TASK TO COMPLETE
From the records below, pull each line that has "this".

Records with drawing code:

▬▬▬

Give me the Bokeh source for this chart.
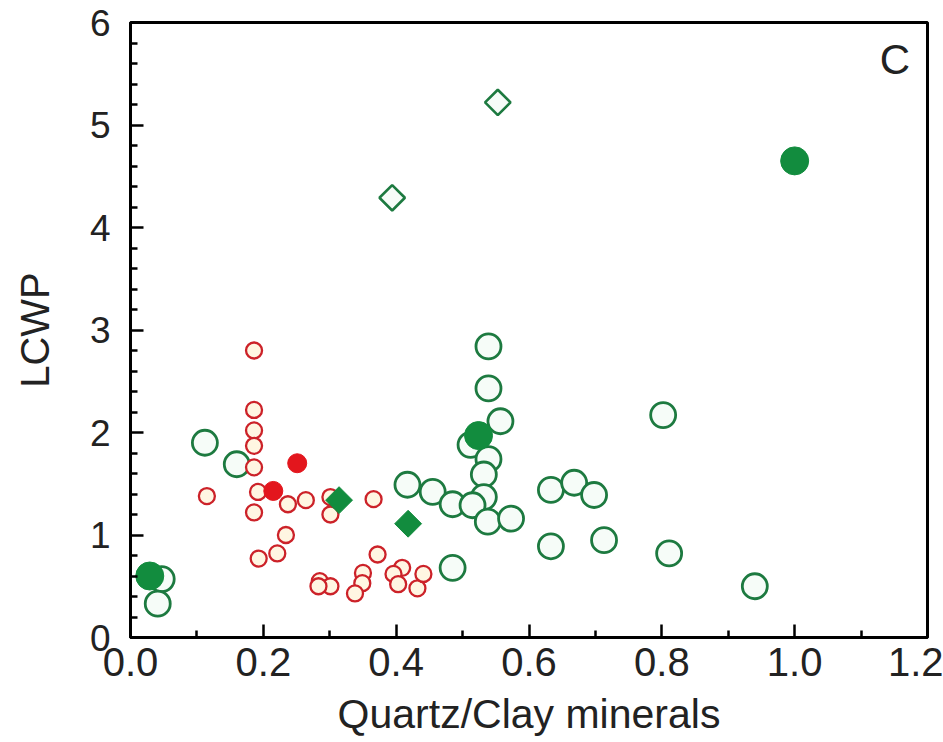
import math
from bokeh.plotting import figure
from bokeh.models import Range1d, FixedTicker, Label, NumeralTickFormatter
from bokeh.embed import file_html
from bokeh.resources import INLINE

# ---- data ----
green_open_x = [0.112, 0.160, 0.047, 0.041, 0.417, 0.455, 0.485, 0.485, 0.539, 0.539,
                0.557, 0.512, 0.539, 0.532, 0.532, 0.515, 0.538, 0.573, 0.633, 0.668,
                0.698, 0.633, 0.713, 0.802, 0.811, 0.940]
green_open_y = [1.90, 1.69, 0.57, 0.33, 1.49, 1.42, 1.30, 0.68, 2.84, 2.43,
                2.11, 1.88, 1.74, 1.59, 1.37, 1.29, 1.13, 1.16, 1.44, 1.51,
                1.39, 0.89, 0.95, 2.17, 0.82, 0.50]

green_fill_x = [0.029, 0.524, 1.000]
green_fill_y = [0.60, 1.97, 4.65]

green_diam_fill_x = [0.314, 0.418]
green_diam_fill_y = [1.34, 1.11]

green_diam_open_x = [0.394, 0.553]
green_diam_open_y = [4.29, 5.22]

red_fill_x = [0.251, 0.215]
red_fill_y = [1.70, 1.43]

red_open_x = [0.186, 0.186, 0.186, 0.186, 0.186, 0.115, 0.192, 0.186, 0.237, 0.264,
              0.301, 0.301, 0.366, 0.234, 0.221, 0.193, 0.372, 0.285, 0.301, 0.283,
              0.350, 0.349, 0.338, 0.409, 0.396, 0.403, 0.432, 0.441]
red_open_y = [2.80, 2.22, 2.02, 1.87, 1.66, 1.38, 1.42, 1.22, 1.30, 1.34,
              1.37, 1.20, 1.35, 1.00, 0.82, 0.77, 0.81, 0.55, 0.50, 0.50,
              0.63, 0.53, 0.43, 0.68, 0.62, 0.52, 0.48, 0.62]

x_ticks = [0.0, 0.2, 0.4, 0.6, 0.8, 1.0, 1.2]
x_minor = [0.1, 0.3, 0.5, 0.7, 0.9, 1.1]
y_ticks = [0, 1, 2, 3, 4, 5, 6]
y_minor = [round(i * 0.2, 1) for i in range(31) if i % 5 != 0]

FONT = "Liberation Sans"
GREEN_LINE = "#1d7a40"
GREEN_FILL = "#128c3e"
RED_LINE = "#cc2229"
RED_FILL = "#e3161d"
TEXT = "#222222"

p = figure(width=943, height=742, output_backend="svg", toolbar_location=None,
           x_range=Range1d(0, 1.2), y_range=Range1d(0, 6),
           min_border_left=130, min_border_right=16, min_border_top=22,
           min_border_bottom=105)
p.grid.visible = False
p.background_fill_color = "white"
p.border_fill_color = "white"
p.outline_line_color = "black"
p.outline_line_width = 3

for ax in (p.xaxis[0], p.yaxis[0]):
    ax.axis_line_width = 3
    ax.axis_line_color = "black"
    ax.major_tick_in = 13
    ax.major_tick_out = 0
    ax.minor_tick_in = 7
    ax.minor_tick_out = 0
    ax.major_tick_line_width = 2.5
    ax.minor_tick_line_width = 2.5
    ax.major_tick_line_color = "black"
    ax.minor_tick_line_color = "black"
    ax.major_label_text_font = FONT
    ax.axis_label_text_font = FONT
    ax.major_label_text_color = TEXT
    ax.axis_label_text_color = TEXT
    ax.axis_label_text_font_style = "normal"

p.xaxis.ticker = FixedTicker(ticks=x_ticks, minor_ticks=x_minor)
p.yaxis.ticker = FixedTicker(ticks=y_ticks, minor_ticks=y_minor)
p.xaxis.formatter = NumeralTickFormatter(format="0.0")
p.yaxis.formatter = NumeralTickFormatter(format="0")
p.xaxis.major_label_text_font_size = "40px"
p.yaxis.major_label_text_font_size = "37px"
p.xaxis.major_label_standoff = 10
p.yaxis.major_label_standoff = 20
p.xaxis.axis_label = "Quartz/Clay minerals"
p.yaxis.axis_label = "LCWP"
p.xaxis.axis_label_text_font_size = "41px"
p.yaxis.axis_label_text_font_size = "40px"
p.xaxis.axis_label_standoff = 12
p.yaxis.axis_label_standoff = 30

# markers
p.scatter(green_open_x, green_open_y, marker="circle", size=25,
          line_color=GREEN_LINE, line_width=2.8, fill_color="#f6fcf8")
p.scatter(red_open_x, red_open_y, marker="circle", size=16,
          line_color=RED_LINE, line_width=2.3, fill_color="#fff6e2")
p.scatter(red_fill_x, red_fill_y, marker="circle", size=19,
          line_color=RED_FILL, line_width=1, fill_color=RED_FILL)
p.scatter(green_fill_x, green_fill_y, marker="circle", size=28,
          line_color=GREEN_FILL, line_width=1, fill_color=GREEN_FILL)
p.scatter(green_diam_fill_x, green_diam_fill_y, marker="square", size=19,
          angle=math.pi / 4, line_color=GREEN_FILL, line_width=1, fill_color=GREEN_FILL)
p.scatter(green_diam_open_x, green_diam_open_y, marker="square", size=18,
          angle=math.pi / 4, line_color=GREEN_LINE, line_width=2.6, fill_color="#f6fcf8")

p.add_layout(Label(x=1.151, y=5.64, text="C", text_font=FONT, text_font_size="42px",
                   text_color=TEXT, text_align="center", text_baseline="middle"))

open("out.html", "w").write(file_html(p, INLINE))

▬▬▬

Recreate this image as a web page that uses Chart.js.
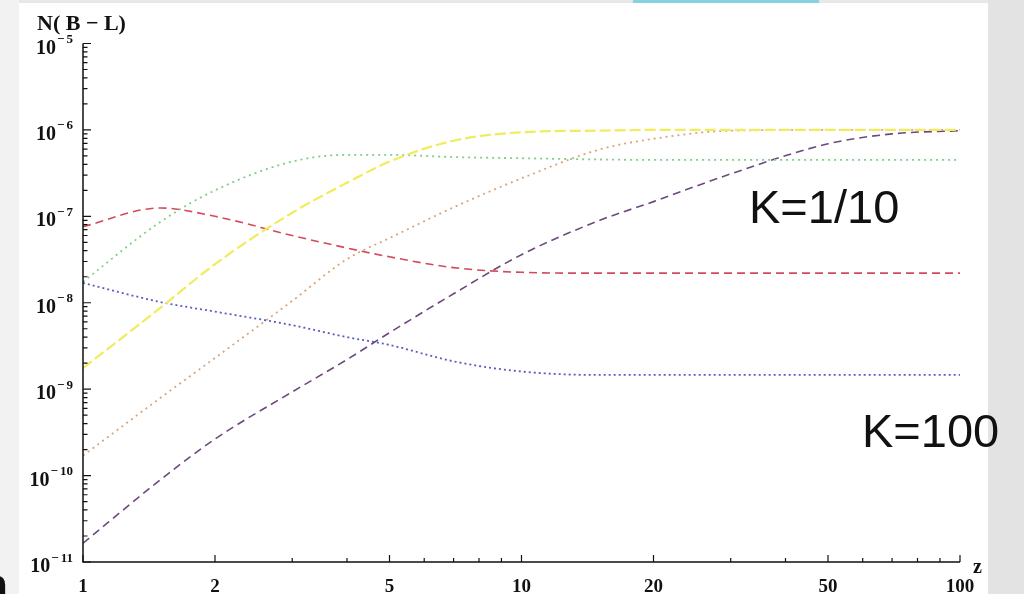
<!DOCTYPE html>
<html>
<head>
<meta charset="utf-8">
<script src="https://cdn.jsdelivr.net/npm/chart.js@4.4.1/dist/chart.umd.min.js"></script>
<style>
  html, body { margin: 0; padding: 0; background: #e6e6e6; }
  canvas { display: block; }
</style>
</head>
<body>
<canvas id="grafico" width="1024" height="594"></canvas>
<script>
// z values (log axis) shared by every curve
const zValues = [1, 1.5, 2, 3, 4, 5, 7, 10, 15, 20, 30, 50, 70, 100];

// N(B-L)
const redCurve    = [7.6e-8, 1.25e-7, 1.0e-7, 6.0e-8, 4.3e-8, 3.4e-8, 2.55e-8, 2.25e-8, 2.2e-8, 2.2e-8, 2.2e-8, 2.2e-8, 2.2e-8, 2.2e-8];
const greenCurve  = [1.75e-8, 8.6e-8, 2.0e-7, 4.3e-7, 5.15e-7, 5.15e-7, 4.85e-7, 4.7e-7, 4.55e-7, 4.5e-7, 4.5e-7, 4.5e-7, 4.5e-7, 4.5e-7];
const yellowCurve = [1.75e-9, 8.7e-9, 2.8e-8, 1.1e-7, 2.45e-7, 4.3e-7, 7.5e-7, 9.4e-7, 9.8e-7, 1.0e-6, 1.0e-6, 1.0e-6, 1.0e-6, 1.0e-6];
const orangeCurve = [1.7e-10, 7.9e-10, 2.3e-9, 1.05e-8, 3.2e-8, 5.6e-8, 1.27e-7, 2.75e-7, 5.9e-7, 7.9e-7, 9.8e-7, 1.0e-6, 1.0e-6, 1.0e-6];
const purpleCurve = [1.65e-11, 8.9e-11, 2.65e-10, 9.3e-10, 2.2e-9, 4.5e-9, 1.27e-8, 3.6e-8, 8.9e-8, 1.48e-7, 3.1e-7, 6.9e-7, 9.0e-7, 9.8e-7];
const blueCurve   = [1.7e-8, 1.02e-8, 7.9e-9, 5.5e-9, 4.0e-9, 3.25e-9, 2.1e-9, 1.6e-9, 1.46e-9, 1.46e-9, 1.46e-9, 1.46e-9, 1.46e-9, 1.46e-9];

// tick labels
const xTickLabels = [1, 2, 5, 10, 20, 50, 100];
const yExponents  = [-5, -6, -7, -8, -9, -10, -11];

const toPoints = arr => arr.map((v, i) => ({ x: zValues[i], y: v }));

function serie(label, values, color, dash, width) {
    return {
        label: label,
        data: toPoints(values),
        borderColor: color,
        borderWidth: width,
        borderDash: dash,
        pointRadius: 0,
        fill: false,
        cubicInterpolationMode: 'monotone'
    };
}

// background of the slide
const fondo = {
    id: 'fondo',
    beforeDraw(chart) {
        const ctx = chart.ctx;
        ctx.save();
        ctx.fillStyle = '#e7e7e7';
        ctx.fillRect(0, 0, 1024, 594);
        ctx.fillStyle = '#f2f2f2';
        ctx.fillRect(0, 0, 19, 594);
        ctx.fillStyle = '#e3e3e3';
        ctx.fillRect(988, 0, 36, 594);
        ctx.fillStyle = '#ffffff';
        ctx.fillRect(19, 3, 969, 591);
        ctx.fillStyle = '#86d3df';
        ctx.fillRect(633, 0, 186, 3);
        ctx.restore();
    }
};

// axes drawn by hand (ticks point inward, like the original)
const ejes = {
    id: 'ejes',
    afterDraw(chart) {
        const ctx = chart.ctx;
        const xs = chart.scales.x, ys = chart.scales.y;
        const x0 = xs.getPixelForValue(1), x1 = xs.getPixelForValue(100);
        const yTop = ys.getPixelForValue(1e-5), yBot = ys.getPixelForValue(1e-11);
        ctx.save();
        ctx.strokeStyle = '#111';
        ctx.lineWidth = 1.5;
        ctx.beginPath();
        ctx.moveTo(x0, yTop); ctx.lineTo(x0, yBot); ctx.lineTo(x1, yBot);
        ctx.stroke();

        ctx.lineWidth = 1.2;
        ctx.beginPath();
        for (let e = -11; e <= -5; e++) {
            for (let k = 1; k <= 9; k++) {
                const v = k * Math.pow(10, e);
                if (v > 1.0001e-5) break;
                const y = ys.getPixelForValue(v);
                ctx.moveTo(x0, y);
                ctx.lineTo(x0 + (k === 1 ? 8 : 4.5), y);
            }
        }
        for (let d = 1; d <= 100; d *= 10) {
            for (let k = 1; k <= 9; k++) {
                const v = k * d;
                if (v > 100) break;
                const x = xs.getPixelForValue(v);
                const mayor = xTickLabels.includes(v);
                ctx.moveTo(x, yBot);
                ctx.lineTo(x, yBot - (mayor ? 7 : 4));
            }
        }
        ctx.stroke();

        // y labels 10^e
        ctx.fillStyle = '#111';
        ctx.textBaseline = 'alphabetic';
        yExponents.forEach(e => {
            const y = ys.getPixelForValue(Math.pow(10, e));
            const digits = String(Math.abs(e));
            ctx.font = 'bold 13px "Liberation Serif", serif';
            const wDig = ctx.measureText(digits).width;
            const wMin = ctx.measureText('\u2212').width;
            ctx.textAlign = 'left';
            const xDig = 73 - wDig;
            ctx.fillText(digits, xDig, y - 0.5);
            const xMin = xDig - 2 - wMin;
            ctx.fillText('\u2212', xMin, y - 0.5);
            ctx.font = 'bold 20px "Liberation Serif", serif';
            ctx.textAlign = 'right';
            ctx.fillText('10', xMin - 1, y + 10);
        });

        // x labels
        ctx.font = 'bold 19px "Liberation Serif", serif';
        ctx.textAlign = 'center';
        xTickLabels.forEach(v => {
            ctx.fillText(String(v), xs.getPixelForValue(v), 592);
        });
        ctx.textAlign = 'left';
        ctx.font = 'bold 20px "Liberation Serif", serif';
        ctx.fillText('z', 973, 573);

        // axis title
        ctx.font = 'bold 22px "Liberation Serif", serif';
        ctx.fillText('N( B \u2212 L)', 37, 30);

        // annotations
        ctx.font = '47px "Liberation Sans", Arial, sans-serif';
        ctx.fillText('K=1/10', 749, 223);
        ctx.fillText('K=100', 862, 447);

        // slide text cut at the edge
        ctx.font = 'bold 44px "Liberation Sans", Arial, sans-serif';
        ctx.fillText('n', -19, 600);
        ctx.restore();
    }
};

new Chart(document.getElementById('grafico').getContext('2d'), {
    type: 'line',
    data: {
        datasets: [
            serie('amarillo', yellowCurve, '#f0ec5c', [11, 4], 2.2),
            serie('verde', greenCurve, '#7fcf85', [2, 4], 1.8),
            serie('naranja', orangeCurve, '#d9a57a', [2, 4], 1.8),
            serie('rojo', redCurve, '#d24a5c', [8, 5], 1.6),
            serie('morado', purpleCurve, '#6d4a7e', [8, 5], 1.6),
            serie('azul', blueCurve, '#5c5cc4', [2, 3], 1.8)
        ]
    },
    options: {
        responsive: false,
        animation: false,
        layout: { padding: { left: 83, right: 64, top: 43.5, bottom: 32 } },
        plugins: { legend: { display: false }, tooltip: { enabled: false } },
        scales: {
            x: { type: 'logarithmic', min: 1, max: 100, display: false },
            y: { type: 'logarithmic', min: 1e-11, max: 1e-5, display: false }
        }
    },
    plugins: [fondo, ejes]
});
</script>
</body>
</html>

▬▬▬

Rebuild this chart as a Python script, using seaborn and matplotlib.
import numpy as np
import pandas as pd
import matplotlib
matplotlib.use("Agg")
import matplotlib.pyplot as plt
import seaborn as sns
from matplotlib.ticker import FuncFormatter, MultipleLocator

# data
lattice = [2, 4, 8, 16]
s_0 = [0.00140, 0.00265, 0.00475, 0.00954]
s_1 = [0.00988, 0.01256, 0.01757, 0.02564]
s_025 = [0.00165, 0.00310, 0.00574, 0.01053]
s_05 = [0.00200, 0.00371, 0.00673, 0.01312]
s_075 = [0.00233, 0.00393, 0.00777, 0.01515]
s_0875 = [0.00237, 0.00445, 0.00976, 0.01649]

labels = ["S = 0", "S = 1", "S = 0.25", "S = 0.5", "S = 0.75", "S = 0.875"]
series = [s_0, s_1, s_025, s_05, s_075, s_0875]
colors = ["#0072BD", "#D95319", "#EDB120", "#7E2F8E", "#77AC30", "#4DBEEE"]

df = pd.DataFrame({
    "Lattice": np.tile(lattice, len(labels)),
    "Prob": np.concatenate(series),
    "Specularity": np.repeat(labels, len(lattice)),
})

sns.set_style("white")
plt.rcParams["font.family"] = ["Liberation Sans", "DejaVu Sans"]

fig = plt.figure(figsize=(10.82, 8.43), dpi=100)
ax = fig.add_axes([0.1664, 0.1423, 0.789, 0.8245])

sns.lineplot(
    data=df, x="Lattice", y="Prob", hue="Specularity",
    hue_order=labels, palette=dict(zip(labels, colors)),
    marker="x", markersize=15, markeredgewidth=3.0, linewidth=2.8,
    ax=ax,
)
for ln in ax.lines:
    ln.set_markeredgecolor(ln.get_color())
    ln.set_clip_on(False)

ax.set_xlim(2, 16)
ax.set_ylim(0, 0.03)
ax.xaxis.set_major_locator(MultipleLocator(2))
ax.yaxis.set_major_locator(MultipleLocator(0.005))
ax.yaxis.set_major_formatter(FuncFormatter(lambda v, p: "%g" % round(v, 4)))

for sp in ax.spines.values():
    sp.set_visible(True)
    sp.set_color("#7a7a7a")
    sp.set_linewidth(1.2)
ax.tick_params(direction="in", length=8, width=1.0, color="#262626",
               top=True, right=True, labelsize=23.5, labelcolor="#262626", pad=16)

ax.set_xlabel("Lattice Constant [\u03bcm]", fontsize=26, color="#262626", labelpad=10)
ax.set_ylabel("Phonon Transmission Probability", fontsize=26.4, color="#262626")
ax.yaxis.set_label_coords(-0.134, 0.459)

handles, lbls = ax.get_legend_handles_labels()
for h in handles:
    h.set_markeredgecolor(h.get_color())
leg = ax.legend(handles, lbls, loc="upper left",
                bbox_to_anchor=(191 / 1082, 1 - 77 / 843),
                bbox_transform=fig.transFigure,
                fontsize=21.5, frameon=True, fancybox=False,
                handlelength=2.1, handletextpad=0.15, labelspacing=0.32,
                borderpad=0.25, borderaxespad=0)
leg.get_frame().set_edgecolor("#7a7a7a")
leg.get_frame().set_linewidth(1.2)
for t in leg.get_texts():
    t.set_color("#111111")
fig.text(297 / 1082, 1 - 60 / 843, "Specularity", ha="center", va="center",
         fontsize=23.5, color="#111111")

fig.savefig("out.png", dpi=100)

▬▬▬

EXERCISE OUTPUT
Give me the Bokeh source for this chart.
Recreate this image as a web page that uses Chart.js.
Rebuild this chart as a Python script, using seaborn and matplotlib.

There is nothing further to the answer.